Pilar ketiga, otoritas. Sesuai dengan namanya, otoritas merupakan wewenang jabatan dengan basisnya legalitas formal. Tujuan otoritas adalah untuk menggerakkan organisasi. Didalamnya juga termasuk alat untuk menegakkan disiplin dan peraturan. Bicara tentang otoritas, tokoh yang layak disebut adalah Ali Sadikin. Ditangan Ali Sadikan, otoritas menjadi perkakas efektif untuk membangun Jakarta. Ia tegas, tegar dan tegak dalam menerapkan peraturan. Jakarta yang dulunya sebuah “kampung” besar berubah menjadi metropolitan dengan berbagai modernitasnya.

 Pilar keempat, karitas. Inilah yang sekarang menjadi mantra populer yaitu  pemimpin adalah pelayan. Ia memiliki sifat rendah hati dan respek kepada orang lain. Jabatan adalah amanah dan karena itu amanah harus dipertanggungjawabkan kepada konstituennya dengan cara melayani sepenuh hati untuk mereka. Menjadi tepat apabila Sri Sultan Hamengkubuwono IX menjadi contoh pemimpin pelayan. Sejak republik masih bayi, Sultan HB IX sudah mewakafkan dirinya untuk melayani republik. Empat pilar kepemimpinan ini sifatnya universal, bukan milik ilmu manajemen saja. Ia bisa diterapkan pada ranah apapun juga, termasuk  politik.

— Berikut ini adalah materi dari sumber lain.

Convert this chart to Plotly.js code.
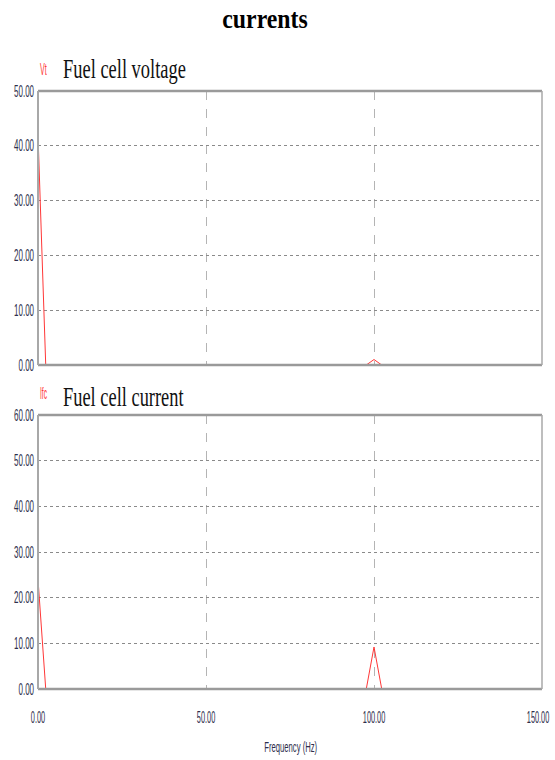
<!DOCTYPE html>
<html>
<head>
<meta charset="utf-8">
<script src="https://cdn.plot.ly/plotly-3.0.1.min.js"></script>
<style>
  html, body { margin: 0; padding: 0; background: #ffffff; }
  #chart { width: 555px; height: 760px; }
</style>
</head>
<body>
<div id="chart"></div>
<script>
// Harmonic spectrum of the fuel cell output (frequency in Hz)
const frequency = [0, 2.3, 97.7, 100, 102.3, 150];
const voltageVt = [42, 0, 0, 1.0, 0, 0];      // Vt amplitude
const currentIfc = [24, 0, 0, 9.2, 0, 0];     // Ifc amplitude

const voltageTicks = [0, 10, 20, 30, 40, 50];
const currentTicks = [0, 10, 20, 30, 40, 50, 60];
const freqTicks = [0, 50, 100, 150];

const W = 555, H = 760;
const px = v => v / W;
const py = v => 1 - v / H;

const sans = "'Liberation Sans', Arial, sans-serif";
const serif = "'Liberation Serif', 'Times New Roman', serif";
const tickColor = '#2e2e4c';
const red = 'rgb(255,55,55)';

const xDomain = [px(38), px(542)];

const traceStyle = { mode: 'lines', line: { color: red, width: 1 }, hoverinfo: 'skip', showlegend: false };

const data = [
  Object.assign({ x: frequency, y: voltageVt, xaxis: 'x', yaxis: 'y' }, traceStyle),
  Object.assign({ x: frequency, y: currentIfc, xaxis: 'x2', yaxis: 'y2' }, traceStyle)
];

function yAxis(domain, ticks) {
  return {
    domain: domain,
    range: [ticks[0], ticks[ticks.length - 1]],
    tickvals: ticks,
    ticktext: ticks.map(t => t.toFixed(2)),
    tickfont: { family: sans, size: 16, color: tickColor },
    ticklabelstandoff: 3,
    showgrid: true,
    gridcolor: '#8a8a8a',
    griddash: 'dot',
    gridwidth: 1,
    zeroline: false,
    showline: false,
    ticks: '',
    fixedrange: true
  };
}

function xAxis(anchor, showLabels) {
  return {
    domain: xDomain,
    anchor: anchor,
    range: [0, 150],
    tickvals: freqTicks,
    ticktext: freqTicks.map(t => t.toFixed(2)),
    showticklabels: showLabels,
    ticklabeloverflow: 'allow',
    tickfont: { family: sans, size: 16, color: tickColor },
    ticks: showLabels ? 'outside' : '',
    ticklen: 14,
    tickcolor: 'rgba(0,0,0,0)',
    showgrid: true,
    gridcolor: '#b4b4b4',
    griddash: 'dash',
    gridwidth: 1,
    zeroline: false,
    showline: false,
    fixedrange: true
  };
}

// Panel frames: heavier top/bottom edges, lighter sides
function frame(xr, yr) {
  const base = { type: 'line', xref: xr + ' domain', yref: yr + ' domain', layer: 'above' };
  return [
    Object.assign({ x0: 0, x1: 1, y0: 1, y1: 1, line: { color: '#9a9a9a', width: 2.5 } }, base),
    Object.assign({ x0: 0, x1: 1, y0: 0, y1: 0, line: { color: '#9a9a9a', width: 2.5 } }, base),
    Object.assign({ x0: 0, x1: 0, y0: 0, y1: 1, line: { color: '#a8a8a8', width: 2 } }, base),
    Object.assign({ x0: 1, x1: 1, y0: 0, y1: 1, line: { color: '#a8a8a8', width: 1.5 } }, base)
  ];
}

const layout = {
  width: W,
  height: H,
  margin: { l: 0, r: 0, t: 0, b: 0 },
  paper_bgcolor: '#ffffff',
  plot_bgcolor: '#ffffff',
  showlegend: false,
  title: {
    text: '<b>currents</b>',
    font: { family: serif, size: 27, color: '#000000' },
    x: px(265), xanchor: 'center', xref: 'paper',
    y: py(19), yanchor: 'middle', yref: 'paper'
  },
  xaxis: xAxis('y', false),
  yaxis: yAxis([py(365), py(91)], voltageTicks),
  xaxis2: xAxis('y2', true),
  yaxis2: yAxis([py(689), py(415)], currentTicks),
  shapes: frame('x', 'y').concat(frame('x2', 'y2')),
  annotations: [
    { text: 'Fuel cell voltage', xref: 'paper', yref: 'paper', x: px(61), y: py(69),
      xanchor: 'left', yanchor: 'middle', align: 'left', showarrow: false,
      font: { family: serif, size: 27, color: '#111111' } },
    { text: 'Vt', xref: 'paper', yref: 'paper', x: px(38), y: py(70),
      xanchor: 'left', yanchor: 'middle', align: 'left', showarrow: false,
      font: { family: sans, size: 16, color: red } },
    { text: 'Fuel cell current', xref: 'paper', yref: 'paper', x: px(61), y: py(397),
      xanchor: 'left', yanchor: 'middle', align: 'left', showarrow: false,
      font: { family: serif, size: 27, color: '#111111' } },
    { text: 'Ifc', xref: 'paper', yref: 'paper', x: px(38), y: py(394),
      xanchor: 'left', yanchor: 'middle', align: 'left', showarrow: false,
      font: { family: sans, size: 16, color: red } },
    { text: 'Frequency (Hz)', xref: 'paper', yref: 'paper', x: px(290), y: py(746),
      xanchor: 'center', yanchor: 'middle', showarrow: false,
      font: { family: sans, size: 15, color: tickColor } }
  ]
};

// Tall, narrow lettering: scale a text horizontally about its anchor point
function squeeze(el, k, dx) {
  const b = el.getBBox();
  if (!b.width) return;
  const anchor = el.getAttribute('text-anchor') || getComputedStyle(el).textAnchor;
  let p = b.x + b.width / 2;
  if (anchor === 'end') p = b.x + b.width;
  else if (anchor === 'start') p = b.x;
  const t = el.getAttribute('transform') || '';
  el.setAttribute('transform',
    `${t} translate(${(p + (dx || 0)).toFixed(2)},0) scale(${k.toFixed(4)},1) translate(${(-p).toFixed(2)},0)`);
}
function squeezeTo(el, width) {
  const b = el.getBBox();
  if (b.width) squeeze(el, width / b.width, 0);
}

Plotly.newPlot('chart', data, layout, { staticPlot: true, displayModeBar: false }).then(gd => {
  gd.querySelectorAll('.ytick text, .y2tick text').forEach(el => squeeze(el, 0.5));
  const xLabels = Array.from(gd.querySelectorAll('.x2tick text'));
  // the last frequency label sits at the right edge; nudge it inward a little
  xLabels.forEach((el, i) => squeeze(el, 0.46, i === xLabels.length - 1 ? -4 : 0));
  const ann = gd.querySelectorAll('.annotation-text');
  const widths = [123, 7, 121, 7, 53];
  ann.forEach((el, i) => { if (widths[i]) squeezeTo(el, widths[i]); });
  gd.querySelectorAll('.gtitle').forEach(el => squeeze(el, 0.88));
});
</script>
</body>
</html>
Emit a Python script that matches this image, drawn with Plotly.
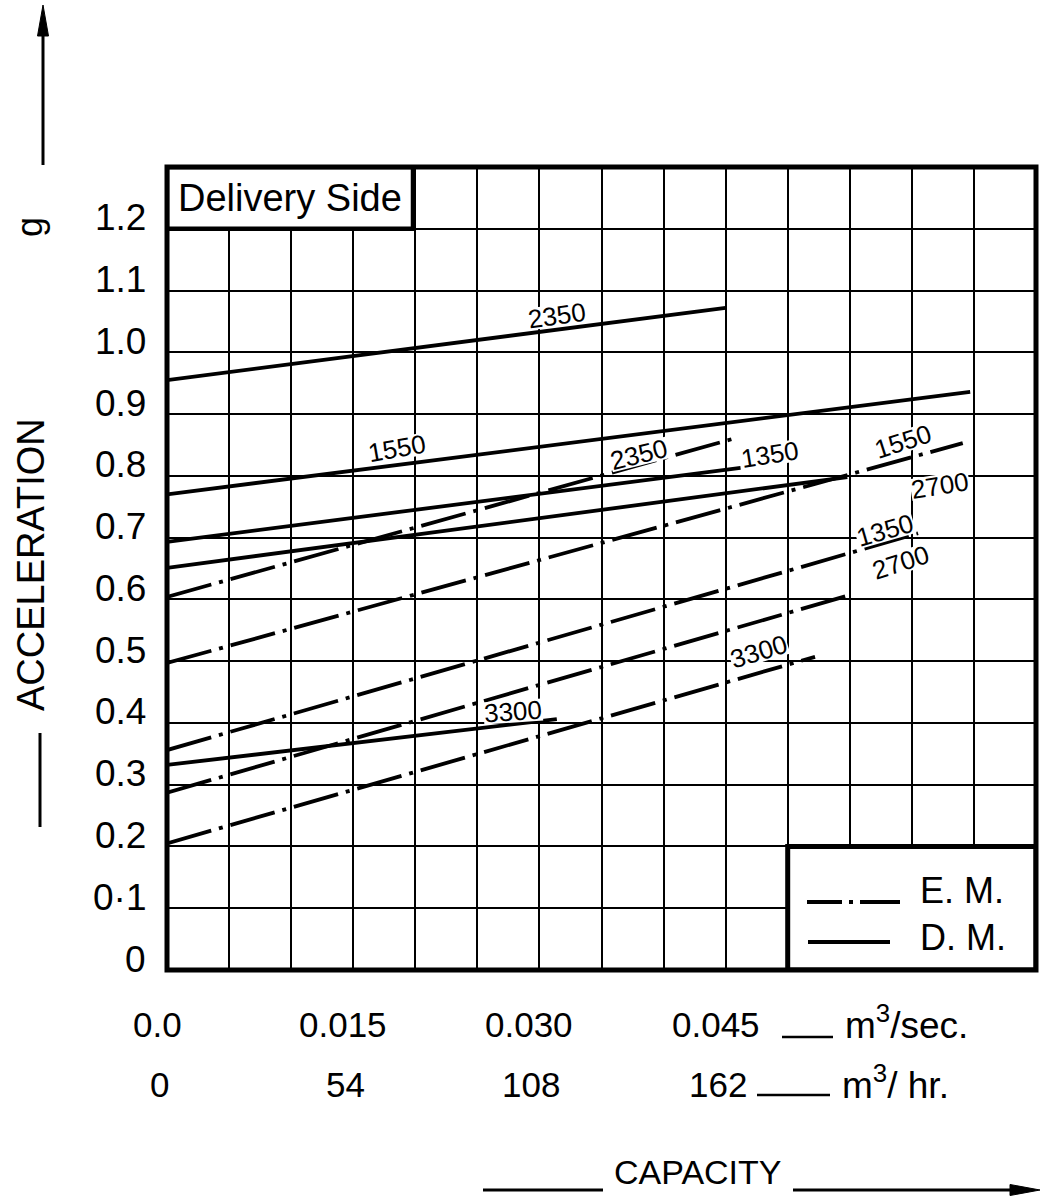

“Kepala daerah Tahun 2024 di Kota Cimahi  ini ada pemilu serentak pada berbagai daerah untuk memilih Gubernur dan Walikota (Bupati). Cairnya koalisi partai politik dalam mengusung calon kepala daerah menjadikan sosok jauh lebih penting ketimbang partai politik pengusung calon,” katanya.

Dia melanjutkan, memilih kepala daerah dengan demikian lebih pada persoalan sosok (personal) dari pada partai politik pengusung. Empat pilar di atas relevan menjadi tolok ukur dalam memilih kepala daerah yang mumpuni.  Jika ada dua, tiga, empat atau lebih calon yang memperebutkan kursi kepala daerah, kajilah mereka dengan empat pilar itu. Berilah nilai 1 sampai 5 untuk masing-masing pilar. NIlai 1 buruk, 2 sedang, 3 cukup, 4 baik, dan 5 istimewa.

“ Calon kepala daerah yang paling layak dipilih adalah dia yang mendapat nilai tertinggi. Selamat memilih kepala daerah yang terbaik di Kota Cimahi,” pungkasnya.